> [Description of the task]: Give the lines of the material verbatim, from the first line to the line with "0.245, 0.28, 0.30, 0.34, 0.41, 0.69, 1.0, 2.0, 2.8, 4.1]", including both.

+ + +

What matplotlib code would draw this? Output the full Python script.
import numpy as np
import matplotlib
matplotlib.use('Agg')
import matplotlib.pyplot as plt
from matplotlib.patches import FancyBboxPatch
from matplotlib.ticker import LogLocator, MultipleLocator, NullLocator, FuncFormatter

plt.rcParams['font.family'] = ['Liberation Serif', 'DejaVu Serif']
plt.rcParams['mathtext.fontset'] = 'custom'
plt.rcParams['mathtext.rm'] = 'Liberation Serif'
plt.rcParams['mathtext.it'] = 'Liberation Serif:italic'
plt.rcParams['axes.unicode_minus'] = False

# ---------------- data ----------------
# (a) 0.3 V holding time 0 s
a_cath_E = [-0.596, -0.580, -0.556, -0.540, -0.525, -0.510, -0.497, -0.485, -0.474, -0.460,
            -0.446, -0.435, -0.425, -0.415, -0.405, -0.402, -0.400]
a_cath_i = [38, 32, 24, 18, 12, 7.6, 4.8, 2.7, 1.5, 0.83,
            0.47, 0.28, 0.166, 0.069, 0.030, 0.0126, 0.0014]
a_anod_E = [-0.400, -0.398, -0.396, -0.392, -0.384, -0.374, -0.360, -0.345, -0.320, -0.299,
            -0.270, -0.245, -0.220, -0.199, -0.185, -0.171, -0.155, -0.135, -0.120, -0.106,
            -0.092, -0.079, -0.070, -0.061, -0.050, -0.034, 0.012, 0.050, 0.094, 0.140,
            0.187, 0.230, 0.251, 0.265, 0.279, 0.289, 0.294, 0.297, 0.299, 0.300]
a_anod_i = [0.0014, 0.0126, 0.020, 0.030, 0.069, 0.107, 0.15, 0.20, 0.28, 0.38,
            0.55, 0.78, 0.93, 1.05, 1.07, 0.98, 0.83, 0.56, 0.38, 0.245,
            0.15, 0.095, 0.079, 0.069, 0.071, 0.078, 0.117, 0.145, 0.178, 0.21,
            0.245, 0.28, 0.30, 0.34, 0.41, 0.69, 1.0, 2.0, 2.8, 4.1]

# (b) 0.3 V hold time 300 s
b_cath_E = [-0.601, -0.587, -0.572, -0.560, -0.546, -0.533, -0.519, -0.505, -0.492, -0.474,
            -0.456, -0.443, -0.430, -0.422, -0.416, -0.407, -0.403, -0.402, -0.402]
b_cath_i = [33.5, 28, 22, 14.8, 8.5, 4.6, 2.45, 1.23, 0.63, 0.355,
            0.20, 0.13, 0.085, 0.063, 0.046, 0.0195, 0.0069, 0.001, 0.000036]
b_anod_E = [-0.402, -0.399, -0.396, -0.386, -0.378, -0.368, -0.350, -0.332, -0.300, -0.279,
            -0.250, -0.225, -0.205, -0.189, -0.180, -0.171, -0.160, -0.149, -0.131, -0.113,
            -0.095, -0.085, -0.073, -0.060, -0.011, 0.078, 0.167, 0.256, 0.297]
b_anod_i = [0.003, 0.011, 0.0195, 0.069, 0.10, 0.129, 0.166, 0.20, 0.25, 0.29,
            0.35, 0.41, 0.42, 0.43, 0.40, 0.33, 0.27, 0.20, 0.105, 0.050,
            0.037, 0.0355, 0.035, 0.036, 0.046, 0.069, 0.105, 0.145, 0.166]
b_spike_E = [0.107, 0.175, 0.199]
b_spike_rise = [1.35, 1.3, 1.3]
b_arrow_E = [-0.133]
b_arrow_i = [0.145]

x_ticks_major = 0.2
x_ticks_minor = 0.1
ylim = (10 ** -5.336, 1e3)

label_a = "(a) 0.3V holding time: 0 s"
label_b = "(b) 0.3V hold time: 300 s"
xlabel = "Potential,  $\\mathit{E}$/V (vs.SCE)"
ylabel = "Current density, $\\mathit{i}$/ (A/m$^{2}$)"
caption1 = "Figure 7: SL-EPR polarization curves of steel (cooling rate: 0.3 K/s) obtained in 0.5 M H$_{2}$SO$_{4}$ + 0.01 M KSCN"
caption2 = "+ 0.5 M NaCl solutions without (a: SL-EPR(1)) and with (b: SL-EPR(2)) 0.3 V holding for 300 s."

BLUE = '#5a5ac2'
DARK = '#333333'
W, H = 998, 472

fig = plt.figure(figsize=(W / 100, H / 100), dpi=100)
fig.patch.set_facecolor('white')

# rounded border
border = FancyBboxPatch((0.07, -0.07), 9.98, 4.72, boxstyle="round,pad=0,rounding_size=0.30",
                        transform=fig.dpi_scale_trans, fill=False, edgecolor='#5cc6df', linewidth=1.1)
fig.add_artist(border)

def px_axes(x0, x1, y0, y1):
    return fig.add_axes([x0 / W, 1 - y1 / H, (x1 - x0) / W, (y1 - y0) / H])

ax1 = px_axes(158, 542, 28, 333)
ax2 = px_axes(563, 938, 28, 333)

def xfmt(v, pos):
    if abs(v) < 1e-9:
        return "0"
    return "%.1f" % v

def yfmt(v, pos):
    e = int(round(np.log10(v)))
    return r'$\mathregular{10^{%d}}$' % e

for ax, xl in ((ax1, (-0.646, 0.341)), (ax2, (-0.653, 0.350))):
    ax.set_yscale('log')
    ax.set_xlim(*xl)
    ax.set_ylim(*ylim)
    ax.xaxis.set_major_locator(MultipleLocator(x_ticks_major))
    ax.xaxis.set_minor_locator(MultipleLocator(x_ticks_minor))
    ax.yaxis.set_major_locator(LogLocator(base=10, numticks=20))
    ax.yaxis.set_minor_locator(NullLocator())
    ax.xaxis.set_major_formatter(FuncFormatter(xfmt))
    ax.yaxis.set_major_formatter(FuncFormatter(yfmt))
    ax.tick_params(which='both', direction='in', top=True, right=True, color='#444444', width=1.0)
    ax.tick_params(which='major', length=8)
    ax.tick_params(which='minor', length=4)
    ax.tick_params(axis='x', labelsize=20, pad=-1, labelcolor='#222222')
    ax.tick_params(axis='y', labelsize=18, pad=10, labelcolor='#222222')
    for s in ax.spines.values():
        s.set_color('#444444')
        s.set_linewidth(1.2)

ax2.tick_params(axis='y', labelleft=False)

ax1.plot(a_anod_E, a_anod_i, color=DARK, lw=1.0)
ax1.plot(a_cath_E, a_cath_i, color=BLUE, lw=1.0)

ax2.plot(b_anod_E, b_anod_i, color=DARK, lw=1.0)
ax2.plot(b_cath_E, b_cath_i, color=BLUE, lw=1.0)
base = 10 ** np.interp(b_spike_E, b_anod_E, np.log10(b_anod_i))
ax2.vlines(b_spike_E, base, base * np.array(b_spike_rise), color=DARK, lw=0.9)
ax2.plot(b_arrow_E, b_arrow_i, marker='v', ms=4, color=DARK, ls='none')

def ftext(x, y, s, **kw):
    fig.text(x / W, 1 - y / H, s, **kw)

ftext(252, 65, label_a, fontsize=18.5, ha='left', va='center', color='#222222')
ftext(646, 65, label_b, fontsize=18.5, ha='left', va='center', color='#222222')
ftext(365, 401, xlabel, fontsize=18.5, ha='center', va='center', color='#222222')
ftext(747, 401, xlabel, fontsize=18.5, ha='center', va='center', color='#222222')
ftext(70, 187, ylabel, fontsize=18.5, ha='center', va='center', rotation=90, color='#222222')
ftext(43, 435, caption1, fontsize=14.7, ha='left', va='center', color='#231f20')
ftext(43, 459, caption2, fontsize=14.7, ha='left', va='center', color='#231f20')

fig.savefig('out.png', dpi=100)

+ + +

> [Exercise output]:
What matplotlib code would draw this? Output the full Python script.
import numpy as np
import matplotlib
matplotlib.use('Agg')
import matplotlib.pyplot as plt
from matplotlib.patches import FancyBboxPatch
from matplotlib.ticker import LogLocator, MultipleLocator, NullLocator, FuncFormatter

plt.rcParams['font.family'] = ['Liberation Serif', 'DejaVu Serif']
plt.rcParams['mathtext.fontset'] = 'custom'
plt.rcParams['mathtext.rm'] = 'Liberation Serif'
plt.rcParams['mathtext.it'] = 'Liberation Serif:italic'
plt.rcParams['axes.unicode_minus'] = False

# ---------------- data ----------------
# (a) 0.3 V holding time 0 s
a_cath_E = [-0.596, -0.580, -0.556, -0.540, -0.525, -0.510, -0.497, -0.485, -0.474, -0.460,
            -0.446, -0.435, -0.425, -0.415, -0.405, -0.402, -0.400]
a_cath_i = [38, 32, 24, 18, 12, 7.6, 4.8, 2.7, 1.5, 0.83,
            0.47, 0.28, 0.166, 0.069, 0.030, 0.0126, 0.0014]
a_anod_E = [-0.400, -0.398, -0.396, -0.392, -0.384, -0.374, -0.360, -0.345, -0.320, -0.299,
            -0.270, -0.245, -0.220, -0.199, -0.185, -0.171, -0.155, -0.135, -0.120, -0.106,
            -0.092, -0.079, -0.070, -0.061, -0.050, -0.034, 0.012, 0.050, 0.094, 0.140,
            0.187, 0.230, 0.251, 0.265, 0.279, 0.289, 0.294, 0.297, 0.299, 0.300]
a_anod_i = [0.0014, 0.0126, 0.020, 0.030, 0.069, 0.107, 0.15, 0.20, 0.28, 0.38,
            0.55, 0.78, 0.93, 1.05, 1.07, 0.98, 0.83, 0.56, 0.38, 0.245,
            0.15, 0.095, 0.079, 0.069, 0.071, 0.078, 0.117, 0.145, 0.178, 0.21,
            0.245, 0.28, 0.30, 0.34, 0.41, 0.69, 1.0, 2.0, 2.8, 4.1]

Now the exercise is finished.